DATA SECTION:
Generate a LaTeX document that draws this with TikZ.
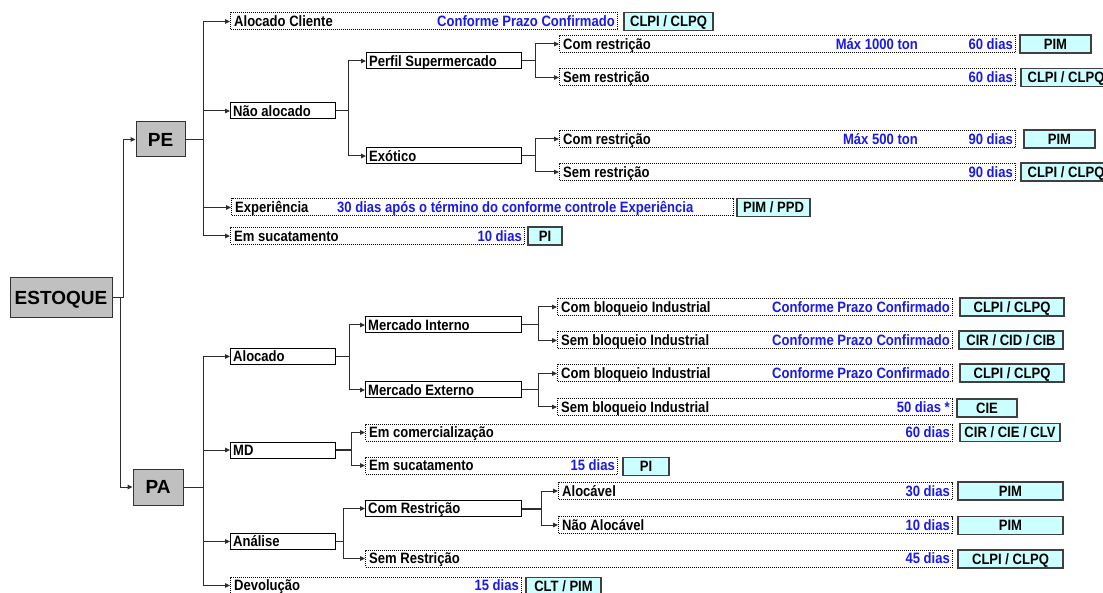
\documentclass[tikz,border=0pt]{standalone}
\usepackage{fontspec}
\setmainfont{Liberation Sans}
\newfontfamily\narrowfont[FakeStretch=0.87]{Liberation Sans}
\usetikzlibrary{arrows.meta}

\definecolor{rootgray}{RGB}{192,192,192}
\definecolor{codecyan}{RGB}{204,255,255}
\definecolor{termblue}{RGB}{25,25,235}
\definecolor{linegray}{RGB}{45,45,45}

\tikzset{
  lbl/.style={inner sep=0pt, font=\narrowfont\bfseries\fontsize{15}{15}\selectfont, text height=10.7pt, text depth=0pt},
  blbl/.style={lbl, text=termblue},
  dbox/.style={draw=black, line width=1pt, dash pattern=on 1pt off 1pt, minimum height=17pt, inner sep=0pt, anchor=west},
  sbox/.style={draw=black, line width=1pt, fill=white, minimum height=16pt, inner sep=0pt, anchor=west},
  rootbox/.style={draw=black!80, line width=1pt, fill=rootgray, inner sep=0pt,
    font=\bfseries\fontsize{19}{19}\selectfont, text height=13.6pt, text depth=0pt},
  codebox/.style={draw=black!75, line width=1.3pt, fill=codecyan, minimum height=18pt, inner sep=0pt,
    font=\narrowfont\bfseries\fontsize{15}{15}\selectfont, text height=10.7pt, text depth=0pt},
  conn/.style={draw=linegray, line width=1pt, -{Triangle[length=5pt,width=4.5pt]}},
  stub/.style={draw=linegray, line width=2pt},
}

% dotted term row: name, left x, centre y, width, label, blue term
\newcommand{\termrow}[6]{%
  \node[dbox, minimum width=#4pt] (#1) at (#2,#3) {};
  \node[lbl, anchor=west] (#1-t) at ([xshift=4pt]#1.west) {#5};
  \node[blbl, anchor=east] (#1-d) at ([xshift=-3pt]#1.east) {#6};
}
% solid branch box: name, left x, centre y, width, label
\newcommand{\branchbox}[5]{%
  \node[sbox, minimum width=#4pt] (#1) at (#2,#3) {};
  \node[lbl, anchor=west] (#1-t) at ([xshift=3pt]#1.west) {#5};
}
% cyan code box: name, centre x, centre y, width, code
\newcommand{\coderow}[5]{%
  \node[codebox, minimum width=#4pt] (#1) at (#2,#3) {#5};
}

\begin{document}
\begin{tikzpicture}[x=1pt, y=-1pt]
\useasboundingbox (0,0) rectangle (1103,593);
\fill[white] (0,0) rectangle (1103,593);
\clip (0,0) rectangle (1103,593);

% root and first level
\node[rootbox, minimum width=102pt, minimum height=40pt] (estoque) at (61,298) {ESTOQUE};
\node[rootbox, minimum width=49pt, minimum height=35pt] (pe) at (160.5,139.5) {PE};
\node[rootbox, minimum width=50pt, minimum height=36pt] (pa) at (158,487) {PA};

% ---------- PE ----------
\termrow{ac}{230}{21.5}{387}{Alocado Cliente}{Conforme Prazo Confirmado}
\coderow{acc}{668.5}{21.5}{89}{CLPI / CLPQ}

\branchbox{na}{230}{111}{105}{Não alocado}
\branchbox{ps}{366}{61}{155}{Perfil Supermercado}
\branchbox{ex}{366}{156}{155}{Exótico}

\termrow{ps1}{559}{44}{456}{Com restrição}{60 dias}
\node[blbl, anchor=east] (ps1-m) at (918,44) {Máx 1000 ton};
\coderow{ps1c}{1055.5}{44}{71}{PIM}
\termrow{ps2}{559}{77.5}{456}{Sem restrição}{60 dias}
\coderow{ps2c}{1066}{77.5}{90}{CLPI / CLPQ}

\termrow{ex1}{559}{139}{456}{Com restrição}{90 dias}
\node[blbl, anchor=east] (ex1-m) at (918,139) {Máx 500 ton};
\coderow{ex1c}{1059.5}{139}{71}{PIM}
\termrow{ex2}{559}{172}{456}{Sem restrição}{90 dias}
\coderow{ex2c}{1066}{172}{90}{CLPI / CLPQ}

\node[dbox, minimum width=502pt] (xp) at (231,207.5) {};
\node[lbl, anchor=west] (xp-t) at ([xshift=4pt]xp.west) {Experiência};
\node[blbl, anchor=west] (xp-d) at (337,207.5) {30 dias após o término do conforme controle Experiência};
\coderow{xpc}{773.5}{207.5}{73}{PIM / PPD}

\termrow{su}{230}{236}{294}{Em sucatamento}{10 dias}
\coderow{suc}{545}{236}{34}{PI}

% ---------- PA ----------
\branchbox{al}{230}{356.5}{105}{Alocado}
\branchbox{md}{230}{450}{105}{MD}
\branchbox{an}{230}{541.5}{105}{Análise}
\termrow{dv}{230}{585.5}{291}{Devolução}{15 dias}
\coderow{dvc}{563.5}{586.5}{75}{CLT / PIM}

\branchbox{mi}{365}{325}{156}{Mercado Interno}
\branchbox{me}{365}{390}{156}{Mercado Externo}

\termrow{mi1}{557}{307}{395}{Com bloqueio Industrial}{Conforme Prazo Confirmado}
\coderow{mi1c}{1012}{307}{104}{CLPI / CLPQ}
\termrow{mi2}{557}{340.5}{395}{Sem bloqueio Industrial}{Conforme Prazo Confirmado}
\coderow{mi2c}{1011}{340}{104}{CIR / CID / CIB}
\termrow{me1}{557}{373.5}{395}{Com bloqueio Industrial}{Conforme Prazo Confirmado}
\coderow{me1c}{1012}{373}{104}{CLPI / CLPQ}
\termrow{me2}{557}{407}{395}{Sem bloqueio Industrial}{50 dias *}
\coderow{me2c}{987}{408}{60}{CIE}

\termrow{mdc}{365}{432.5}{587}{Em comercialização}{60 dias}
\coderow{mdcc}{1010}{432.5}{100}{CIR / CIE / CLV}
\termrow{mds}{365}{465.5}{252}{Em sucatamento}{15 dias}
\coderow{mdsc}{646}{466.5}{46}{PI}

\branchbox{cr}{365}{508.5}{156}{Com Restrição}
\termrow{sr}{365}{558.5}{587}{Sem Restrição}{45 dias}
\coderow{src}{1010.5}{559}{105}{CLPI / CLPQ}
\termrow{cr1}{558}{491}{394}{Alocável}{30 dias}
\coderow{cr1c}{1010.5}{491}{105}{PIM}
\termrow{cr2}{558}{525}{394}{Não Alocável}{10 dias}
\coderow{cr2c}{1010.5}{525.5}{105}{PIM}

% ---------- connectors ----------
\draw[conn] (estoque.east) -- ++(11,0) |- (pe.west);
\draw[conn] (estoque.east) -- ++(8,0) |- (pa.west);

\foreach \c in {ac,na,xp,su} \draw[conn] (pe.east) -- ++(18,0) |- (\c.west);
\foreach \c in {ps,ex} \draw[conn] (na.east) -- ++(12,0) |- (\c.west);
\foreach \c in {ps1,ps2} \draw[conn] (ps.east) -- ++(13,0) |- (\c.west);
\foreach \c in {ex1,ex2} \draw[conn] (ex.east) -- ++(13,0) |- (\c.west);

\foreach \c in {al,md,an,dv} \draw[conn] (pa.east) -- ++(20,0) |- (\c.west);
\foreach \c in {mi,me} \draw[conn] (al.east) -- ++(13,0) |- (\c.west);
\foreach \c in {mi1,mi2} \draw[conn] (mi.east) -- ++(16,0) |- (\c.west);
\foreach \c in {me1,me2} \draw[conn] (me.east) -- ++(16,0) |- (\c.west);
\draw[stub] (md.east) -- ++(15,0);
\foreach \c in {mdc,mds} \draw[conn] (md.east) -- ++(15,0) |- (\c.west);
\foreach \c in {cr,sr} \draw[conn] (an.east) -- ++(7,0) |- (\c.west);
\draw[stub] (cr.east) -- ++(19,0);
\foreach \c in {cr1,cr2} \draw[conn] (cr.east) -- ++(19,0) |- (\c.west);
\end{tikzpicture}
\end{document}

WRITTEN PROBLEM:
Retype each line of the listing above word for word. Exclude the pictures.

WRITTEN SOLUTION:
Generate a LaTeX document that draws this with TikZ.
\documentclass[tikz,border=0pt]{standalone}
\usepackage{fontspec}
\setmainfont{Liberation Sans}
\newfontfamily\narrowfont[FakeStretch=0.87]{Liberation Sans}
\usetikzlibrary{arrows.meta}

\definecolor{rootgray}{RGB}{192,192,192}
\definecolor{codecyan}{RGB}{204,255,255}
\definecolor{termblue}{RGB}{25,25,235}
\definecolor{linegray}{RGB}{45,45,45}

\tikzset{
  lbl/.style={inner sep=0pt, font=\narrowfont\bfseries\fontsize{15}{15}\selectfont, text height=10.7pt, text depth=0pt},
  blbl/.style={lbl, text=termblue},
  dbox/.style={draw=black, line width=1pt, dash pattern=on 1pt off 1pt, minimum height=17pt, inner sep=0pt, anchor=west},
  sbox/.style={draw=black, line width=1pt, fill=white, minimum height=16pt, inner sep=0pt, anchor=west},
  rootbox/.style={draw=black!80, line width=1pt, fill=rootgray, inner sep=0pt,
    font=\bfseries\fontsize{19}{19}\selectfont, text height=13.6pt, text depth=0pt},
  codebox/.style={draw=black!75, line width=1.3pt, fill=codecyan, minimum height=18pt, inner sep=0pt,
    font=\narrowfont\bfseries\fontsize{15}{15}\selectfont, text height=10.7pt, text depth=0pt},
  conn/.style={draw=linegray, line width=1pt, -{Triangle[length=5pt,width=4.5pt]}},
  stub/.style={draw=linegray, line width=2pt},
}

% dotted term row: name, left x, centre y, width, label, blue term
\newcommand{\termrow}[6]{%
  \node[dbox, minimum width=#4pt] (#1) at (#2,#3) {};
  \node[lbl, anchor=west] (#1-t) at ([xshift=4pt]#1.west) {#5};
  \node[blbl, anchor=east] (#1-d) at ([xshift=-3pt]#1.east) {#6};
}
% solid branch box: name, left x, centre y, width, label
\newcommand{\branchbox}[5]{%
  \node[sbox, minimum width=#4pt] (#1) at (#2,#3) {};
  \node[lbl, anchor=west] (#1-t) at ([xshift=3pt]#1.west) {#5};
}
% cyan code box: name, centre x, centre y, width, code
\newcommand{\coderow}[5]{%
  \node[codebox, minimum width=#4pt] (#1) at (#2,#3) {#5};
}

\begin{document}
\begin{tikzpicture}[x=1pt, y=-1pt]
\useasboundingbox (0,0) rectangle (1103,593);
\fill[white] (0,0) rectangle (1103,593);
\clip (0,0) rectangle (1103,593);

% root and first level
\node[rootbox, minimum width=102pt, minimum height=40pt] (estoque) at (61,298) {ESTOQUE};
\node[rootbox, minimum width=49pt, minimum height=35pt] (pe) at (160.5,139.5) {PE};
\node[rootbox, minimum width=50pt, minimum height=36pt] (pa) at (158,487) {PA};

% ---------- PE ----------
\termrow{ac}{230}{21.5}{387}{Alocado Cliente}{Conforme Prazo Confirmado}
\coderow{acc}{668.5}{21.5}{89}{CLPI / CLPQ}

\branchbox{na}{230}{111}{105}{Não alocado}
\branchbox{ps}{366}{61}{155}{Perfil Supermercado}
\branchbox{ex}{366}{156}{155}{Exótico}

\termrow{ps1}{559}{44}{456}{Com restrição}{60 dias}
\node[blbl, anchor=east] (ps1-m) at (918,44) {Máx 1000 ton};
\coderow{ps1c}{1055.5}{44}{71}{PIM}
\termrow{ps2}{559}{77.5}{456}{Sem restrição}{60 dias}
\coderow{ps2c}{1066}{77.5}{90}{CLPI / CLPQ}

\termrow{ex1}{559}{139}{456}{Com restrição}{90 dias}
\node[blbl, anchor=east] (ex1-m) at (918,139) {Máx 500 ton};
\coderow{ex1c}{1059.5}{139}{71}{PIM}
\termrow{ex2}{559}{172}{456}{Sem restrição}{90 dias}
\coderow{ex2c}{1066}{172}{90}{CLPI / CLPQ}

\node[dbox, minimum width=502pt] (xp) at (231,207.5) {};
\node[lbl, anchor=west] (xp-t) at ([xshift=4pt]xp.west) {Experiência};
\node[blbl, anchor=west] (xp-d) at (337,207.5) {30 dias após o término do conforme controle Experiência};
\coderow{xpc}{773.5}{207.5}{73}{PIM / PPD}

\termrow{su}{230}{236}{294}{Em sucatamento}{10 dias}
\coderow{suc}{545}{236}{34}{PI}

% ---------- PA ----------
\branchbox{al}{230}{356.5}{105}{Alocado}
\branchbox{md}{230}{450}{105}{MD}
\branchbox{an}{230}{541.5}{105}{Análise}
\termrow{dv}{230}{585.5}{291}{Devolução}{15 dias}
\coderow{dvc}{563.5}{586.5}{75}{CLT / PIM}

\branchbox{mi}{365}{325}{156}{Mercado Interno}
\branchbox{me}{365}{390}{156}{Mercado Externo}

\termrow{mi1}{557}{307}{395}{Com bloqueio Industrial}{Conforme Prazo Confirmado}
\coderow{mi1c}{1012}{307}{104}{CLPI / CLPQ}
\termrow{mi2}{557}{340.5}{395}{Sem bloqueio Industrial}{Conforme Prazo Confirmado}
\coderow{mi2c}{1011}{340}{104}{CIR / CID / CIB}
\termrow{me1}{557}{373.5}{395}{Com bloqueio Industrial}{Conforme Prazo Confirmado}
\coderow{me1c}{1012}{373}{104}{CLPI / CLPQ}
\termrow{me2}{557}{407}{395}{Sem bloqueio Industrial}{50 dias *}
\coderow{me2c}{987}{408}{60}{CIE}

\termrow{mdc}{365}{432.5}{587}{Em comercialização}{60 dias}
\coderow{mdcc}{1010}{432.5}{100}{CIR / CIE / CLV}
\termrow{mds}{365}{465.5}{252}{Em sucatamento}{15 dias}
\coderow{mdsc}{646}{466.5}{46}{PI}

\branchbox{cr}{365}{508.5}{156}{Com Restrição}
\termrow{sr}{365}{558.5}{587}{Sem Restrição}{45 dias}
\coderow{src}{1010.5}{559}{105}{CLPI / CLPQ}
\termrow{cr1}{558}{491}{394}{Alocável}{30 dias}
\coderow{cr1c}{1010.5}{491}{105}{PIM}
\termrow{cr2}{558}{525}{394}{Não Alocável}{10 dias}
\coderow{cr2c}{1010.5}{525.5}{105}{PIM}

% ---------- connectors ----------
\draw[conn] (estoque.east) -- ++(11,0) |- (pe.west);
\draw[conn] (estoque.east) -- ++(8,0) |- (pa.west);

\foreach \c in {ac,na,xp,su} \draw[conn] (pe.east) -- ++(18,0) |- (\c.west);
\foreach \c in {ps,ex} \draw[conn] (na.east) -- ++(12,0) |- (\c.west);
\foreach \c in {ps1,ps2} \draw[conn] (ps.east) -- ++(13,0) |- (\c.west);
\foreach \c in {ex1,ex2} \draw[conn] (ex.east) -- ++(13,0) |- (\c.west);

\foreach \c in {al,md,an,dv} \draw[conn] (pa.east) -- ++(20,0) |- (\c.west);
\foreach \c in {mi,me} \draw[conn] (al.east) -- ++(13,0) |- (\c.west);
\foreach \c in {mi1,mi2} \draw[conn] (mi.east) -- ++(16,0) |- (\c.west);
\foreach \c in {me1,me2} \draw[conn] (me.east) -- ++(16,0) |- (\c.west);
\draw[stub] (md.east) -- ++(15,0);
\foreach \c in {mdc,mds} \draw[conn] (md.east) -- ++(15,0) |- (\c.west);
\foreach \c in {cr,sr} \draw[conn] (an.east) -- ++(7,0) |- (\c.west);
\draw[stub] (cr.east) -- ++(19,0);
\foreach \c in {cr1,cr2} \draw[conn] (cr.east) -- ++(19,0) |- (\c.west);
\end{tikzpicture}
\end{document}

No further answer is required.